» Goal of the exercise: Quote every line below exactly and skip any picture.
####
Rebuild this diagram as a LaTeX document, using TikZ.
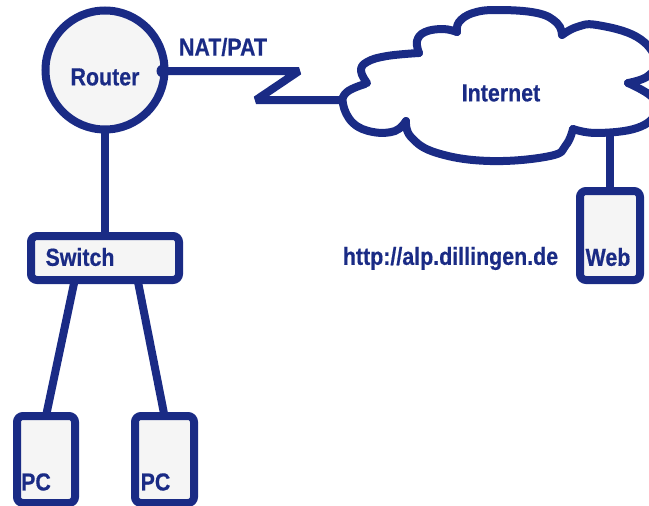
\documentclass[tikz,border=0pt]{standalone}
\usepackage{fontspec}
\setmainfont[FakeStretch=0.87,BoldFeatures={FakeBold=0.5}]{Liberation Sans}
\usepackage{tikz}
\definecolor{netblue}{RGB}{26,43,133}
\definecolor{boxgray}{RGB}{245,245,245}
\tikzset{
  wire/.style={color=netblue,line width=8pt,line join=round},
  device/.style={draw=netblue,fill=boxgray,line width=8pt,rounded corners=6pt,rectangle,inner sep=0pt,outer sep=0pt},
  lbl/.style={color=netblue,font=\fontsize{24.6}{26}\selectfont\bfseries,inner sep=0pt}
}
\begin{document}
\begin{tikzpicture}[x=1pt,y=-1pt]
    \useasboundingbox (0,0) rectangle (649,506);
    % cloud
    \draw[wire,line cap=round] plot[smooth,tension=0.7] coordinates {(365,84) (347,92) (343,104) (353,123) (373,132) (395,131) (406,121)};
    \draw[wire,line cap=round] plot[smooth,tension=0.7] coordinates {(406,121) (411,137) (437,153) (490,161) (550,156) (566,145) (573,129)};
    \draw[wire,line cap=round] plot[smooth,tension=0.7] coordinates {(573,129) (597,133) (637,128) (656,113) (652,97) (628,83)};
    \draw[wire,line cap=round] plot[smooth,tension=0.7] coordinates {(628,83) (648,76) (656,60) (637,37) (597,25) (577,27) (562,35)};
    \draw[wire,line cap=round] plot[smooth,tension=0.7] coordinates {(562,35) (557,23) (537,13) (497,10) (473,13) (459,22) (457,32)};
    \draw[wire,line cap=round] plot[smooth,tension=0.7] coordinates {(457,32) (443,29) (425,32) (417,41) (419,53)};
    \draw[wire,line cap=round] plot[smooth,tension=0.7] coordinates {(419,53) (387,56) (367,62) (361,71) (367,83)};
    \node[lbl,at={(501,93)}] (internet) {Internet};
    % devices
    \node[device,circle,minimum size=119pt,at={(105,70)}] (router) {};
    \node[device,minimum width=148pt,minimum height=44pt,at={(105,258)}] (switch) {};
    \node[device,minimum width=58pt,minimum height=87pt,at={(46,459.5)}] (pca) {};
    \node[device,minimum width=59pt,minimum height=87pt,at={(164.5,459.5)}] (pcb) {};
    \node[device,minimum width=60pt,minimum height=89pt,at={(610,235.5)}] (web) {};
    % labels
    \node[lbl,at={(105,77)}] (routertext) {Router};
    \node[lbl,at={(223,47)}] (nat) {NAT/PAT};
    \node[lbl,at={(80,257)}] (switchtext) {Switch};
    \node[lbl,at={(36,482)}] (pcatext) {PC};
    \node[lbl,at={(155.5,482)}] (pcbtext) {PC};
    \node[lbl,at={(608,257)}] (webtext) {Web};
    \node[lbl,at={(450.5,258.5)}] (url) {http://alp.dillingen.de};
    % connections
    \coordinate (cloudleft) at (343,100);
    \coordinate (cloudfoot) at (610,133);
    \coordinate (zigtop) at (299,71);
    \coordinate (zigbot) at (256,100);
    \fill[color=netblue] (163,71) circle (6.5pt);
    \draw[wire,line join=bevel] (router.east |- zigtop) -- (zigtop) -- (zigbot) -- (cloudleft);
    \draw[wire] (router.south) -- (switch.north);
    \draw[wire] (switch.-144) -- (pca.north);
    \draw[wire] (switch.-34) -- (pcb.north);
    \draw[wire] (cloudfoot) -- (web.north);
\end{tikzpicture}
\end{document}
####
» Exercise response:
Rebuild this diagram as a LaTeX document, using TikZ.
\documentclass[tikz,border=0pt]{standalone}
\usepackage{fontspec}
\setmainfont[FakeStretch=0.87,BoldFeatures={FakeBold=0.5}]{Liberation Sans}
\usepackage{tikz}
\definecolor{netblue}{RGB}{26,43,133}
\definecolor{boxgray}{RGB}{245,245,245}
\tikzset{
  wire/.style={color=netblue,line width=8pt,line join=round},
  device/.style={draw=netblue,fill=boxgray,line width=8pt,rounded corners=6pt,rectangle,inner sep=0pt,outer sep=0pt},
  lbl/.style={color=netblue,font=\fontsize{24.6}{26}\selectfont\bfseries,inner sep=0pt}
}
\begin{document}
\begin{tikzpicture}[x=1pt,y=-1pt]
    \useasboundingbox (0,0) rectangle (649,506);
    % cloud
    \draw[wire,line cap=round] plot[smooth,tension=0.7] coordinates {(365,84) (347,92) (343,104) (353,123) (373,132) (395,131) (406,121)};
    \draw[wire,line cap=round] plot[smooth,tension=0.7] coordinates {(406,121) (411,137) (437,153) (490,161) (550,156) (566,145) (573,129)};
    \draw[wire,line cap=round] plot[smooth,tension=0.7] coordinates {(573,129) (597,133) (637,128) (656,113) (652,97) (628,83)};
    \draw[wire,line cap=round] plot[smooth,tension=0.7] coordinates {(628,83) (648,76) (656,60) (637,37) (597,25) (577,27) (562,35)};
    \draw[wire,line cap=round] plot[smooth,tension=0.7] coordinates {(562,35) (557,23) (537,13) (497,10) (473,13) (459,22) (457,32)};
    \draw[wire,line cap=round] plot[smooth,tension=0.7] coordinates {(457,32) (443,29) (425,32) (417,41) (419,53)};
    \draw[wire,line cap=round] plot[smooth,tension=0.7] coordinates {(419,53) (387,56) (367,62) (361,71) (367,83)};
    \node[lbl,at={(501,93)}] (internet) {Internet};
    % devices
    \node[device,circle,minimum size=119pt,at={(105,70)}] (router) {};
    \node[device,minimum width=148pt,minimum height=44pt,at={(105,258)}] (switch) {};
    \node[device,minimum width=58pt,minimum height=87pt,at={(46,459.5)}] (pca) {};
    \node[device,minimum width=59pt,minimum height=87pt,at={(164.5,459.5)}] (pcb) {};
    \node[device,minimum width=60pt,minimum height=89pt,at={(610,235.5)}] (web) {};
    % labels
    \node[lbl,at={(105,77)}] (routertext) {Router};
    \node[lbl,at={(223,47)}] (nat) {NAT/PAT};
    \node[lbl,at={(80,257)}] (switchtext) {Switch};
    \node[lbl,at={(36,482)}] (pcatext) {PC};
    \node[lbl,at={(155.5,482)}] (pcbtext) {PC};
    \node[lbl,at={(608,257)}] (webtext) {Web};
    \node[lbl,at={(450.5,258.5)}] (url) {http://alp.dillingen.de};
    % connections
    \coordinate (cloudleft) at (343,100);
    \coordinate (cloudfoot) at (610,133);
    \coordinate (zigtop) at (299,71);
    \coordinate (zigbot) at (256,100);
    \fill[color=netblue] (163,71) circle (6.5pt);
    \draw[wire,line join=bevel] (router.east |- zigtop) -- (zigtop) -- (zigbot) -- (cloudleft);
    \draw[wire] (router.south) -- (switch.north);
    \draw[wire] (switch.-144) -- (pca.north);
    \draw[wire] (switch.-34) -- (pcb.north);
    \draw[wire] (cloudfoot) -- (web.north);
\end{tikzpicture}
\end{document}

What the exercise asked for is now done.